Material provided —
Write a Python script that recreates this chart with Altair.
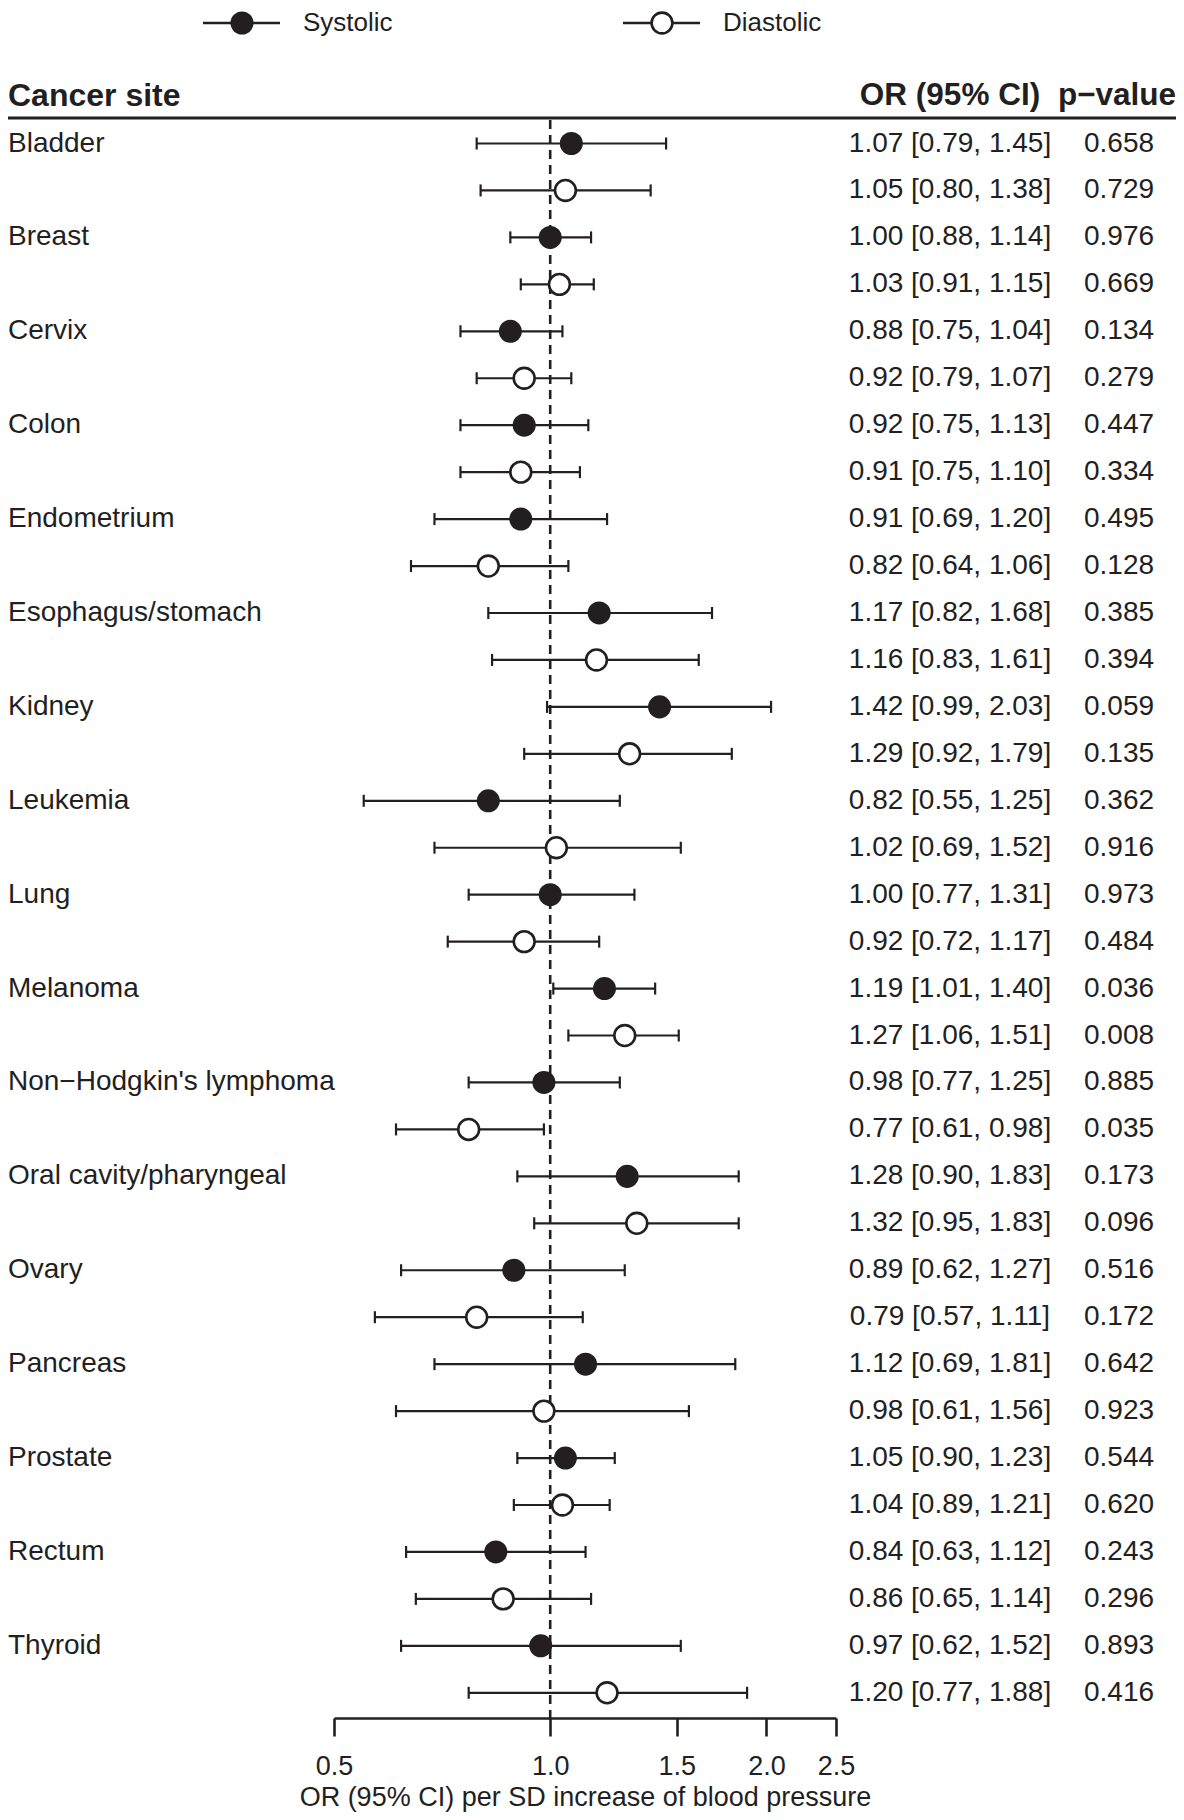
import altair as alt
import pandas as pd

sites = ["Bladder", "Breast", "Cervix", "Colon", "Endometrium", "Esophagus/stomach",
         "Kidney", "Leukemia", "Lung", "Melanoma", "Non\u2212Hodgkin's lymphoma",
         "Oral cavity/pharyngeal", "Ovary", "Pancreas", "Prostate", "Rectum", "Thyroid"]

sys_or = [1.07, 1.00, 0.88, 0.92, 0.91, 1.17, 1.42, 0.82, 1.00, 1.19, 0.98, 1.28, 0.89, 1.12, 1.05, 0.84, 0.97]
sys_lo = [0.79, 0.88, 0.75, 0.75, 0.69, 0.82, 0.99, 0.55, 0.77, 1.01, 0.77, 0.90, 0.62, 0.69, 0.90, 0.63, 0.62]
sys_hi = [1.45, 1.14, 1.04, 1.13, 1.20, 1.68, 2.03, 1.25, 1.31, 1.40, 1.25, 1.83, 1.27, 1.81, 1.23, 1.12, 1.52]
sys_p = [0.658, 0.976, 0.134, 0.447, 0.495, 0.385, 0.059, 0.362, 0.973, 0.036, 0.885, 0.173, 0.516, 0.642, 0.544, 0.243, 0.893]

dia_or = [1.05, 1.03, 0.92, 0.91, 0.82, 1.16, 1.29, 1.02, 0.92, 1.27, 0.77, 1.32, 0.79, 0.98, 1.04, 0.86, 1.20]
dia_lo = [0.80, 0.91, 0.79, 0.75, 0.64, 0.83, 0.92, 0.69, 0.72, 1.06, 0.61, 0.95, 0.57, 0.61, 0.89, 0.65, 0.77]
dia_hi = [1.38, 1.15, 1.07, 1.10, 1.06, 1.61, 1.79, 1.52, 1.17, 1.51, 0.98, 1.83, 1.11, 1.56, 1.21, 1.14, 1.88]
dia_p = [0.729, 0.669, 0.279, 0.334, 0.128, 0.394, 0.135, 0.916, 0.484, 0.008, 0.035, 0.096, 0.172, 0.923, 0.620, 0.296, 0.416]

series = ["Systolic", "Diastolic"]
x_ticks = [0.5, 1.0, 1.5, 2.0, 2.5]

rows = []
for i, s in enumerate(sites):
    for j, (o, lo, hi, p) in enumerate([(sys_or[i], sys_lo[i], sys_hi[i], sys_p[i]),
                                        (dia_or[i], dia_lo[i], dia_hi[i], dia_p[i])]):
        rows.append({
            "site": s, "series": series[j], "row": 2 * i + j,
            "or": o, "lo": lo, "hi": hi, "p": p,
            "ci_text": f"{o:.2f} [{lo:.2f}, {hi:.2f}]",
            "p_text": f"{p:.3f}",
        })
df = pd.DataFrame(rows)

INK = "#231f20"
FONT = "Liberation Sans"

xscale = alt.Scale(type="log", domain=[0.5, 2.5], range=[326, 828], nice=False)
yscale = alt.Scale(domain=[0, 33], range=[135.5, 1684.8], nice=False, zero=False)

xaxis = alt.Axis(values=x_ticks, format=".1f", grid=False, domainColor=INK, domainWidth=2.6,
                 tickColor=INK, tickWidth=2.6, tickSize=18, labelFontSize=27, labelColor=INK,
                 labelFont=FONT, labelPadding=17, title="OR (95% CI) per SD increase of blood pressure",
                 titleFont=FONT, titleFontSize=27, titleFontWeight="normal", titleColor=INK,
                 titleX=577, titleY=87, titleAlign="center", titleBaseline="alphabetic",
                 labelFlush=False)

base = alt.Chart(df)
Y = alt.Y("row:Q", scale=yscale, axis=None)

ref = alt.Chart(pd.DataFrame({"ref": [1.0]})).mark_rule(
    color=INK, strokeWidth=2.6, strokeDash=[9, 6]
).encode(x=alt.X("ref:Q", scale=xscale, axis=xaxis), y=alt.value(112), y2=alt.value(1710))

bars = base.mark_rule(color=INK, strokeWidth=2.2).encode(
    x=alt.X("lo:Q", scale=xscale, axis=xaxis), x2="hi:Q", y=Y)

cap_lo = base.mark_tick(orient="vertical", size=12, thickness=2.2, color=INK, opacity=1).encode(
    x=alt.X("lo:Q", scale=xscale), y=Y)
cap_hi = base.mark_tick(orient="vertical", size=12, thickness=2.2, color=INK, opacity=1).encode(
    x=alt.X("hi:Q", scale=xscale), y=Y)

pts_sys = base.transform_filter(alt.datum.series == "Systolic").mark_point(
    shape="circle", filled=True, color=INK, size=530, opacity=1).encode(
    x=alt.X("or:Q", scale=xscale), y=Y)
pts_dia = base.transform_filter(alt.datum.series == "Diastolic").mark_point(
    shape="circle", filled=True, fill="white", stroke=INK, strokeWidth=2.6, size=434, opacity=1).encode(
    x=alt.X("or:Q", scale=xscale), y=Y)

labels = base.transform_filter(alt.datum.series == "Systolic").mark_text(
    align="left", baseline="middle", font=FONT, fontSize=28, color=INK).encode(
    x=alt.value(0), y=Y, text="site:N")
ci_txt = base.mark_text(align="center", baseline="middle", font=FONT, fontSize=28, color=INK).encode(
    x=alt.value(942), y=Y, text="ci_text:N")
p_txt = base.mark_text(align="center", baseline="middle", font=FONT, fontSize=28, color=INK).encode(
    x=alt.value(1111), y=Y, text="p_text:N")

hdr = pd.DataFrame({"h": ["Cancer site", "OR (95% CI)", "p\u2212value"]})
hdr_site = alt.Chart(hdr).transform_filter(alt.datum.h == "Cancer site").mark_text(
    align="left", baseline="middle", font=FONT, fontSize=32, fontWeight="bold", color=INK).encode(
    x=alt.value(0), y=alt.value(88), text="h:N")
hdr_or = alt.Chart(hdr).transform_filter(alt.datum.h == "OR (95% CI)").mark_text(
    align="center", baseline="middle", font=FONT, fontSize=31.5, fontWeight="bold", color=INK).encode(
    x=alt.value(942), y=alt.value(88), text="h:N")
hdr_p = alt.Chart(hdr).transform_filter(alt.datum.h == "p\u2212value").mark_text(
    align="center", baseline="middle", font=FONT, fontSize=31.5, fontWeight="bold", color=INK).encode(
    x=alt.value(1109), y=alt.value(88), text="h:N")
hdr_line = alt.Chart(pd.DataFrame({"a": [0]})).mark_rule(color=INK, strokeWidth=2.8).encode(
    x=alt.value(0), x2=alt.value(1168), y=alt.value(110))

leg = pd.DataFrame({"series": series})
LEG_Y = 15
def legend_entry(name, x0, filled):
    d = alt.Chart(leg).transform_filter(alt.datum.series == name)
    line = d.mark_rule(color=INK, strokeWidth=2.6).encode(
        x=alt.value(x0), x2=alt.value(x0 + 77), y=alt.value(LEG_Y))
    if filled:
        pt = d.mark_point(shape="circle", filled=True, color=INK, size=530, opacity=1).encode(
            x=alt.value(x0 + 39), y=alt.value(LEG_Y))
    else:
        pt = d.mark_point(shape="circle", filled=True, fill="white", stroke=INK, strokeWidth=2.6,
                          size=434, opacity=1).encode(x=alt.value(x0 + 39), y=alt.value(LEG_Y))
    txt = d.mark_text(align="left", baseline="middle", font=FONT, fontSize=26, color=INK).encode(
        x=alt.value(x0 + 100), y=alt.value(LEG_Y), text="series:N")
    return [line, pt, txt]

layers = [ref, bars, cap_lo, cap_hi, pts_sys, pts_dia, labels, ci_txt, p_txt,
          hdr_site, hdr_or, hdr_p, hdr_line] + legend_entry("Systolic", 195, True) + \
         legend_entry("Diastolic", 615, False)

chart = alt.layer(*layers).properties(
    width=1168, height=1710,
    padding={"left": 0, "top": 0, "right": 0, "bottom": 94},
    autosize=alt.AutoSizeParams(type="none"),
    background="white",
).configure_view(stroke=None)

chart.save("out.html", embed_options={"renderer": "svg", "actions": False})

Exercise instructions —
Quote each line of the listing exactly, but leave the pictures out.

Answer —
Write a Python script that recreates this chart with Altair.
import altair as alt
import pandas as pd

sites = ["Bladder", "Breast", "Cervix", "Colon", "Endometrium", "Esophagus/stomach",
         "Kidney", "Leukemia", "Lung", "Melanoma", "Non\u2212Hodgkin's lymphoma",
         "Oral cavity/pharyngeal", "Ovary", "Pancreas", "Prostate", "Rectum", "Thyroid"]

sys_or = [1.07, 1.00, 0.88, 0.92, 0.91, 1.17, 1.42, 0.82, 1.00, 1.19, 0.98, 1.28, 0.89, 1.12, 1.05, 0.84, 0.97]
sys_lo = [0.79, 0.88, 0.75, 0.75, 0.69, 0.82, 0.99, 0.55, 0.77, 1.01, 0.77, 0.90, 0.62, 0.69, 0.90, 0.63, 0.62]
sys_hi = [1.45, 1.14, 1.04, 1.13, 1.20, 1.68, 2.03, 1.25, 1.31, 1.40, 1.25, 1.83, 1.27, 1.81, 1.23, 1.12, 1.52]
sys_p = [0.658, 0.976, 0.134, 0.447, 0.495, 0.385, 0.059, 0.362, 0.973, 0.036, 0.885, 0.173, 0.516, 0.642, 0.544, 0.243, 0.893]

dia_or = [1.05, 1.03, 0.92, 0.91, 0.82, 1.16, 1.29, 1.02, 0.92, 1.27, 0.77, 1.32, 0.79, 0.98, 1.04, 0.86, 1.20]
dia_lo = [0.80, 0.91, 0.79, 0.75, 0.64, 0.83, 0.92, 0.69, 0.72, 1.06, 0.61, 0.95, 0.57, 0.61, 0.89, 0.65, 0.77]
dia_hi = [1.38, 1.15, 1.07, 1.10, 1.06, 1.61, 1.79, 1.52, 1.17, 1.51, 0.98, 1.83, 1.11, 1.56, 1.21, 1.14, 1.88]
dia_p = [0.729, 0.669, 0.279, 0.334, 0.128, 0.394, 0.135, 0.916, 0.484, 0.008, 0.035, 0.096, 0.172, 0.923, 0.620, 0.296, 0.416]

series = ["Systolic", "Diastolic"]
x_ticks = [0.5, 1.0, 1.5, 2.0, 2.5]

rows = []
for i, s in enumerate(sites):
    for j, (o, lo, hi, p) in enumerate([(sys_or[i], sys_lo[i], sys_hi[i], sys_p[i]),
                                        (dia_or[i], dia_lo[i], dia_hi[i], dia_p[i])]):
        rows.append({
            "site": s, "series": series[j], "row": 2 * i + j,
            "or": o, "lo": lo, "hi": hi, "p": p,
            "ci_text": f"{o:.2f} [{lo:.2f}, {hi:.2f}]",
            "p_text": f"{p:.3f}",
        })
df = pd.DataFrame(rows)

INK = "#231f20"
FONT = "Liberation Sans"

xscale = alt.Scale(type="log", domain=[0.5, 2.5], range=[326, 828], nice=False)
yscale = alt.Scale(domain=[0, 33], range=[135.5, 1684.8], nice=False, zero=False)

xaxis = alt.Axis(values=x_ticks, format=".1f", grid=False, domainColor=INK, domainWidth=2.6,
                 tickColor=INK, tickWidth=2.6, tickSize=18, labelFontSize=27, labelColor=INK,
                 labelFont=FONT, labelPadding=17, title="OR (95% CI) per SD increase of blood pressure",
                 titleFont=FONT, titleFontSize=27, titleFontWeight="normal", titleColor=INK,
                 titleX=577, titleY=87, titleAlign="center", titleBaseline="alphabetic",
                 labelFlush=False)

base = alt.Chart(df)
Y = alt.Y("row:Q", scale=yscale, axis=None)

ref = alt.Chart(pd.DataFrame({"ref": [1.0]})).mark_rule(
    color=INK, strokeWidth=2.6, strokeDash=[9, 6]
).encode(x=alt.X("ref:Q", scale=xscale, axis=xaxis), y=alt.value(112), y2=alt.value(1710))

bars = base.mark_rule(color=INK, strokeWidth=2.2).encode(
    x=alt.X("lo:Q", scale=xscale, axis=xaxis), x2="hi:Q", y=Y)

cap_lo = base.mark_tick(orient="vertical", size=12, thickness=2.2, color=INK, opacity=1).encode(
    x=alt.X("lo:Q", scale=xscale), y=Y)
cap_hi = base.mark_tick(orient="vertical", size=12, thickness=2.2, color=INK, opacity=1).encode(
    x=alt.X("hi:Q", scale=xscale), y=Y)

pts_sys = base.transform_filter(alt.datum.series == "Systolic").mark_point(
    shape="circle", filled=True, color=INK, size=530, opacity=1).encode(
    x=alt.X("or:Q", scale=xscale), y=Y)
pts_dia = base.transform_filter(alt.datum.series == "Diastolic").mark_point(
    shape="circle", filled=True, fill="white", stroke=INK, strokeWidth=2.6, size=434, opacity=1).encode(
    x=alt.X("or:Q", scale=xscale), y=Y)

labels = base.transform_filter(alt.datum.series == "Systolic").mark_text(
    align="left", baseline="middle", font=FONT, fontSize=28, color=INK).encode(
    x=alt.value(0), y=Y, text="site:N")
ci_txt = base.mark_text(align="center", baseline="middle", font=FONT, fontSize=28, color=INK).encode(
    x=alt.value(942), y=Y, text="ci_text:N")
p_txt = base.mark_text(align="center", baseline="middle", font=FONT, fontSize=28, color=INK).encode(
    x=alt.value(1111), y=Y, text="p_text:N")

hdr = pd.DataFrame({"h": ["Cancer site", "OR (95% CI)", "p\u2212value"]})
hdr_site = alt.Chart(hdr).transform_filter(alt.datum.h == "Cancer site").mark_text(
    align="left", baseline="middle", font=FONT, fontSize=32, fontWeight="bold", color=INK).encode(
    x=alt.value(0), y=alt.value(88), text="h:N")
hdr_or = alt.Chart(hdr).transform_filter(alt.datum.h == "OR (95% CI)").mark_text(
    align="center", baseline="middle", font=FONT, fontSize=31.5, fontWeight="bold", color=INK).encode(
    x=alt.value(942), y=alt.value(88), text="h:N")
hdr_p = alt.Chart(hdr).transform_filter(alt.datum.h == "p\u2212value").mark_text(
    align="center", baseline="middle", font=FONT, fontSize=31.5, fontWeight="bold", color=INK).encode(
    x=alt.value(1109), y=alt.value(88), text="h:N")
hdr_line = alt.Chart(pd.DataFrame({"a": [0]})).mark_rule(color=INK, strokeWidth=2.8).encode(
    x=alt.value(0), x2=alt.value(1168), y=alt.value(110))

leg = pd.DataFrame({"series": series})
LEG_Y = 15
def legend_entry(name, x0, filled):
    d = alt.Chart(leg).transform_filter(alt.datum.series == name)
    line = d.mark_rule(color=INK, strokeWidth=2.6).encode(
        x=alt.value(x0), x2=alt.value(x0 + 77), y=alt.value(LEG_Y))
    if filled:
        pt = d.mark_point(shape="circle", filled=True, color=INK, size=530, opacity=1).encode(
            x=alt.value(x0 + 39), y=alt.value(LEG_Y))
    else:
        pt = d.mark_point(shape="circle", filled=True, fill="white", stroke=INK, strokeWidth=2.6,
                          size=434, opacity=1).encode(x=alt.value(x0 + 39), y=alt.value(LEG_Y))
    txt = d.mark_text(align="left", baseline="middle", font=FONT, fontSize=26, color=INK).encode(
        x=alt.value(x0 + 100), y=alt.value(LEG_Y), text="series:N")
    return [line, pt, txt]

layers = [ref, bars, cap_lo, cap_hi, pts_sys, pts_dia, labels, ci_txt, p_txt,
          hdr_site, hdr_or, hdr_p, hdr_line] + legend_entry("Systolic", 195, True) + \
         legend_entry("Diastolic", 615, False)

chart = alt.layer(*layers).properties(
    width=1168, height=1710,
    padding={"left": 0, "top": 0, "right": 0, "bottom": 94},
    autosize=alt.AutoSizeParams(type="none"),
    background="white",
).configure_view(stroke=None)

chart.save("out.html", embed_options={"renderer": "svg", "actions": False})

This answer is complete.